• Provided material:
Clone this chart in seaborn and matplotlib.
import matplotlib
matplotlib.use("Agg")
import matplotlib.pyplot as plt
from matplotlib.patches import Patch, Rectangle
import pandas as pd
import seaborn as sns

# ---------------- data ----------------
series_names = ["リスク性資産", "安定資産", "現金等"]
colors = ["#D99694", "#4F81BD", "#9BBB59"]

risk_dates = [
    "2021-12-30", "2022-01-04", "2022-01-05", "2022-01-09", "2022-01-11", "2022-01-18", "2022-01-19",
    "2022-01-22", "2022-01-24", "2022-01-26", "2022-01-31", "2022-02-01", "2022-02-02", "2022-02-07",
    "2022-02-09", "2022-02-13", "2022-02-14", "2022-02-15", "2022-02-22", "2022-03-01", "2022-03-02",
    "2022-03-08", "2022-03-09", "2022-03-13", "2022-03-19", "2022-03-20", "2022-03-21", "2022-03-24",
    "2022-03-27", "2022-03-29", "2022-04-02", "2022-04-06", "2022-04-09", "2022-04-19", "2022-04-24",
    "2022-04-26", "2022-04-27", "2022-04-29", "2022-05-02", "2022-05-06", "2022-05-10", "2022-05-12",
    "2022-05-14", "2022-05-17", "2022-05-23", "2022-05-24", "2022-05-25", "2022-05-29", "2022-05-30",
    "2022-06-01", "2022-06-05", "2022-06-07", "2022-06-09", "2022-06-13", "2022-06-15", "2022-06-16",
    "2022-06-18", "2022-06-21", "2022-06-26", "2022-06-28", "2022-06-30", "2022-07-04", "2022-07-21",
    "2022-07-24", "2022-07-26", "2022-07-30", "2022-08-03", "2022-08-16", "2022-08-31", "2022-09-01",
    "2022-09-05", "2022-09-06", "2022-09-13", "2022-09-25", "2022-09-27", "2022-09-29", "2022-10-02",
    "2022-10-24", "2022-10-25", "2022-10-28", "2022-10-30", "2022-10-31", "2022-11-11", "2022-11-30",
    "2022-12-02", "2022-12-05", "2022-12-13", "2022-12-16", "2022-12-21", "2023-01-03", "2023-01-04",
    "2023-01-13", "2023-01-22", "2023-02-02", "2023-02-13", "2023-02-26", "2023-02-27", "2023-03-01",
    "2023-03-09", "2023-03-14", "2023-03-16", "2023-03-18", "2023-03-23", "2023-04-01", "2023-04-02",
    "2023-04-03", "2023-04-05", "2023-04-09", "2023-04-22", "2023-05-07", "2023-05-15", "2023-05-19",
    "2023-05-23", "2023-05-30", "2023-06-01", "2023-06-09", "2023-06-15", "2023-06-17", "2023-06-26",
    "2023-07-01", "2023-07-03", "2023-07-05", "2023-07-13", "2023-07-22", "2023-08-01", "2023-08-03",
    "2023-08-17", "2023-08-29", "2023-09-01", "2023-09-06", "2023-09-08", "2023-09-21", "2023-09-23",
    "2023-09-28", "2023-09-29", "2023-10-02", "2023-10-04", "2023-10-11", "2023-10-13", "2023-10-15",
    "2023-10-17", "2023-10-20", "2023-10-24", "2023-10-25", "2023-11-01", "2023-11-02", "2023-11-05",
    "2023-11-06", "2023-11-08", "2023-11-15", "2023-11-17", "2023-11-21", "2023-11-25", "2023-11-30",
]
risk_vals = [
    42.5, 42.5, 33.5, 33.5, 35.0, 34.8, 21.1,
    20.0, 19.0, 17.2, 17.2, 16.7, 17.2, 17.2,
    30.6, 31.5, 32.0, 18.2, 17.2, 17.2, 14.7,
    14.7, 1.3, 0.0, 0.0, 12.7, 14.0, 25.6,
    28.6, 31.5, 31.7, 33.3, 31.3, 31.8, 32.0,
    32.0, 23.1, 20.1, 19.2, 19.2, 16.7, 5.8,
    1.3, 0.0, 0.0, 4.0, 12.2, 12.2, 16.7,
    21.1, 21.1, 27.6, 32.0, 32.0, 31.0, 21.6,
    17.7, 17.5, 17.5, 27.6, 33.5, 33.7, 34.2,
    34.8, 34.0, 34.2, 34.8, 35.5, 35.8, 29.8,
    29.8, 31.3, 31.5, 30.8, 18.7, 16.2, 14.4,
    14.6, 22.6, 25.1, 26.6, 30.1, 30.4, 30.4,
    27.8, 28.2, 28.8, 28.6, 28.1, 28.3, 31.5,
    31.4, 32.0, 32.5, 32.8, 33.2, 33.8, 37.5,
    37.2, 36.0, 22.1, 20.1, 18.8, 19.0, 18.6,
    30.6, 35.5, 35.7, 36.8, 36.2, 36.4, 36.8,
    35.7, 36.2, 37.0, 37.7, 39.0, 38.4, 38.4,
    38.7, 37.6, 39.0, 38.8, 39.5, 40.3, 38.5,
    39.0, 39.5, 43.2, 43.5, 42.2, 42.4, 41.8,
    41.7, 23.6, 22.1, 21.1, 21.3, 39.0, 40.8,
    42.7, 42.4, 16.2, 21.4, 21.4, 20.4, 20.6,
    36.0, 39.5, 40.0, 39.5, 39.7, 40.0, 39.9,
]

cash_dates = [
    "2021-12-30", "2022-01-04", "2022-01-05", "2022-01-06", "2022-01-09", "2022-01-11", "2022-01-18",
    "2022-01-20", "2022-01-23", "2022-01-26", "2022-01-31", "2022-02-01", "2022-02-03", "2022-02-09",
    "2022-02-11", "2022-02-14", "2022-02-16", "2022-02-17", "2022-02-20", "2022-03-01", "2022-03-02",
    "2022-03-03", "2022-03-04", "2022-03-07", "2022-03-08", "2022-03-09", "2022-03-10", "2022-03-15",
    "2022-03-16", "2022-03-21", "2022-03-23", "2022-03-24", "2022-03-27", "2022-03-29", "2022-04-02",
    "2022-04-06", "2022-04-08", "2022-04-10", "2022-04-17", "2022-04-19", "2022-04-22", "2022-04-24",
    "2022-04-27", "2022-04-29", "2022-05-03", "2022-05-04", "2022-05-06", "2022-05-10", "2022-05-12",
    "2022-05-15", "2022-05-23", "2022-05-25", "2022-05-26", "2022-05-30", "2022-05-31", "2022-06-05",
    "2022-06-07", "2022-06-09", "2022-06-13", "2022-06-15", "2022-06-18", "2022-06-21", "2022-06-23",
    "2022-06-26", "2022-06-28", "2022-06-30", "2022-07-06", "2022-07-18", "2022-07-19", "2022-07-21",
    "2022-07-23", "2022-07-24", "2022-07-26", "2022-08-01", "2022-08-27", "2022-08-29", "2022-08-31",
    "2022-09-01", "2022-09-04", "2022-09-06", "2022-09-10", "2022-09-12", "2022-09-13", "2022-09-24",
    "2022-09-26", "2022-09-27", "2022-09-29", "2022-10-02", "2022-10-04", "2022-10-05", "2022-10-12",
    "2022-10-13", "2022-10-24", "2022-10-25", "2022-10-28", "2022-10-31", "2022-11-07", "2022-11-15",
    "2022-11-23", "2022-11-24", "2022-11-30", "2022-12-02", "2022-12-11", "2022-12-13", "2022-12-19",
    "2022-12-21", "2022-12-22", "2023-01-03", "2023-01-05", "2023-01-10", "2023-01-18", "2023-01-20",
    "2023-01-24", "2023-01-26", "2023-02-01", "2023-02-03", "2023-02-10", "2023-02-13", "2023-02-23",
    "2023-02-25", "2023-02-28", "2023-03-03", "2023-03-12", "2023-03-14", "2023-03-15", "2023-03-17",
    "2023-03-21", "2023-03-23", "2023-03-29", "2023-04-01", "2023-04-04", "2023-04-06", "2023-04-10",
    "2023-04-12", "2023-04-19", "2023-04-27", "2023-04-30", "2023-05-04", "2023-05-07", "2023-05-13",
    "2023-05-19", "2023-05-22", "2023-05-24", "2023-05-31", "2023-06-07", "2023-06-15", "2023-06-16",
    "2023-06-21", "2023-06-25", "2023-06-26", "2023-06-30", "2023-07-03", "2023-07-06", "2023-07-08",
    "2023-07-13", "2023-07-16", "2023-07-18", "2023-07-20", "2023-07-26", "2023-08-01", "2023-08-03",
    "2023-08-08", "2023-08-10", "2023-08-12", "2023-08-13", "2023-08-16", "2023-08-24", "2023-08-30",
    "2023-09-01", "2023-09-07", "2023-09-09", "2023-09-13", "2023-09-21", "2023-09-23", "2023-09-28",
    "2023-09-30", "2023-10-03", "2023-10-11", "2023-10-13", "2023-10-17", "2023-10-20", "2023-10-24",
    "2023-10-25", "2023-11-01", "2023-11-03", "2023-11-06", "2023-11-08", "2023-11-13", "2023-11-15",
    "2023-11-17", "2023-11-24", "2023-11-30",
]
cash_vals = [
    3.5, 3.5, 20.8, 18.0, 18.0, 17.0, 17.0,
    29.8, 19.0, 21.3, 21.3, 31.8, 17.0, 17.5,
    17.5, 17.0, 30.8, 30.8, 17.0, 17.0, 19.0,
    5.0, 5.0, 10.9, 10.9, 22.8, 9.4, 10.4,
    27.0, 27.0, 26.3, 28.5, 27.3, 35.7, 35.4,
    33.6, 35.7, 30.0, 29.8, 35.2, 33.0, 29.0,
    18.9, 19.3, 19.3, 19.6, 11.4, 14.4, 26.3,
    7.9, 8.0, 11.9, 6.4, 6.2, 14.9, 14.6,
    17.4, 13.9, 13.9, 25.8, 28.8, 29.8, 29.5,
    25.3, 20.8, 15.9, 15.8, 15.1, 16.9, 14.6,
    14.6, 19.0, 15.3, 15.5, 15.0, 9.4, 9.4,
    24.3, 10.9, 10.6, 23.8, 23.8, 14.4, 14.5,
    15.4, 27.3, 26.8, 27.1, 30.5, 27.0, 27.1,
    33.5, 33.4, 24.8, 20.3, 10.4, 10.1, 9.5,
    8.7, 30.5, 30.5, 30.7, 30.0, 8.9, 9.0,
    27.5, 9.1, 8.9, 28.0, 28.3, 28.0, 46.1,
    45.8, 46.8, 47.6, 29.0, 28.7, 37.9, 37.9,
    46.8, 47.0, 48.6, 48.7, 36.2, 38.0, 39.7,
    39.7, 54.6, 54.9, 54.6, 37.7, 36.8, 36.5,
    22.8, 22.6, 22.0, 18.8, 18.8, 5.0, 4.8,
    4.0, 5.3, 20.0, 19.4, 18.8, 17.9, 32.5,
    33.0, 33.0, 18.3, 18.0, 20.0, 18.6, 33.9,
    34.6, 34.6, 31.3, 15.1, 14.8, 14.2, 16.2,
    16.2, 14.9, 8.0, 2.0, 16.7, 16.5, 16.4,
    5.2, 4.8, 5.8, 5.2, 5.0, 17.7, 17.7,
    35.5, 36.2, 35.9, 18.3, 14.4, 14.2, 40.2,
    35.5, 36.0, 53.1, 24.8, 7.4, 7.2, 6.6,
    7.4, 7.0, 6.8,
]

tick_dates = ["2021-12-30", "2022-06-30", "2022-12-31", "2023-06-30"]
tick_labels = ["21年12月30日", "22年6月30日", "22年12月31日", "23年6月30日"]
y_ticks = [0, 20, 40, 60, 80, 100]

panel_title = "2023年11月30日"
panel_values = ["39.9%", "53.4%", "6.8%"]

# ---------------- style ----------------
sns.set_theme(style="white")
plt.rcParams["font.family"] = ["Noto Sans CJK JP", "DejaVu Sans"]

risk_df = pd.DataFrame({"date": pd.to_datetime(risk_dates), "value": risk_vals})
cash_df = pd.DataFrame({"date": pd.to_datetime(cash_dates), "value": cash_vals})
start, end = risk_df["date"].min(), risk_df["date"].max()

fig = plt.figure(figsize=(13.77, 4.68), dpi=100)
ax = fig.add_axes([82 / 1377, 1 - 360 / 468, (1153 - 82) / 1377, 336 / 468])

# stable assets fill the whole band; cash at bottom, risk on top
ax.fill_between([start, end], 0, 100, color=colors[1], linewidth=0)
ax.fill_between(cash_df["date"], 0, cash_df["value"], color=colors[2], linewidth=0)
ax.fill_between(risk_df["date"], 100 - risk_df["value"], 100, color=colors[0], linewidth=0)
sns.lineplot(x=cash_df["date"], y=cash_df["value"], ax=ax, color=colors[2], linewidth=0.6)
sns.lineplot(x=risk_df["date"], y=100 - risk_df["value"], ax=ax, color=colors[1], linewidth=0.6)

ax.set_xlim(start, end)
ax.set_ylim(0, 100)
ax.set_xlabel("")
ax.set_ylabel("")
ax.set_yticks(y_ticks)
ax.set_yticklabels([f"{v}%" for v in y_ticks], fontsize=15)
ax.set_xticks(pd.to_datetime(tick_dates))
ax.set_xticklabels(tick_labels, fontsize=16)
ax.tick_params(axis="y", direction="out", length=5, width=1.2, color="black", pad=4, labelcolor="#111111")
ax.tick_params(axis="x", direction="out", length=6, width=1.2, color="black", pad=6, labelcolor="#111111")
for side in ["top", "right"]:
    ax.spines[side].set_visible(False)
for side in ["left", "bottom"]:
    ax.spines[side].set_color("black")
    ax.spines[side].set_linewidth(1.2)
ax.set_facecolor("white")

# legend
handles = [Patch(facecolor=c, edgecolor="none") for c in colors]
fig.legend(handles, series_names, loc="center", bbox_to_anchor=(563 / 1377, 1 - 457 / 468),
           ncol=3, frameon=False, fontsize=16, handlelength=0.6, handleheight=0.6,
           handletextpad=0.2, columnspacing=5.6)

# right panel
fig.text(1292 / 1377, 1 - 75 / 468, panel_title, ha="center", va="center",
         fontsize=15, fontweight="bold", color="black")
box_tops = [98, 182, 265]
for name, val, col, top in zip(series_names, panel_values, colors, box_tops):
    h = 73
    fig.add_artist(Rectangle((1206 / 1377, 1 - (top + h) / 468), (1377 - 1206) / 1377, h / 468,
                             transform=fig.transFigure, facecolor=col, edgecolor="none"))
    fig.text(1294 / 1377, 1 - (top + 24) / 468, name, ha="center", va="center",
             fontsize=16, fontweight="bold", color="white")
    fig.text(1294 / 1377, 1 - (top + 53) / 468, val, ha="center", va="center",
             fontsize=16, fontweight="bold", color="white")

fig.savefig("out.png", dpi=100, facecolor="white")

• Requirement:
Gather each line from the listing above that holds "matplotlib".

• Task answer:
Clone this chart in seaborn and matplotlib.
import matplotlib
matplotlib.use("Agg")
import matplotlib.pyplot as plt
from matplotlib.patches import Patch, Rectangle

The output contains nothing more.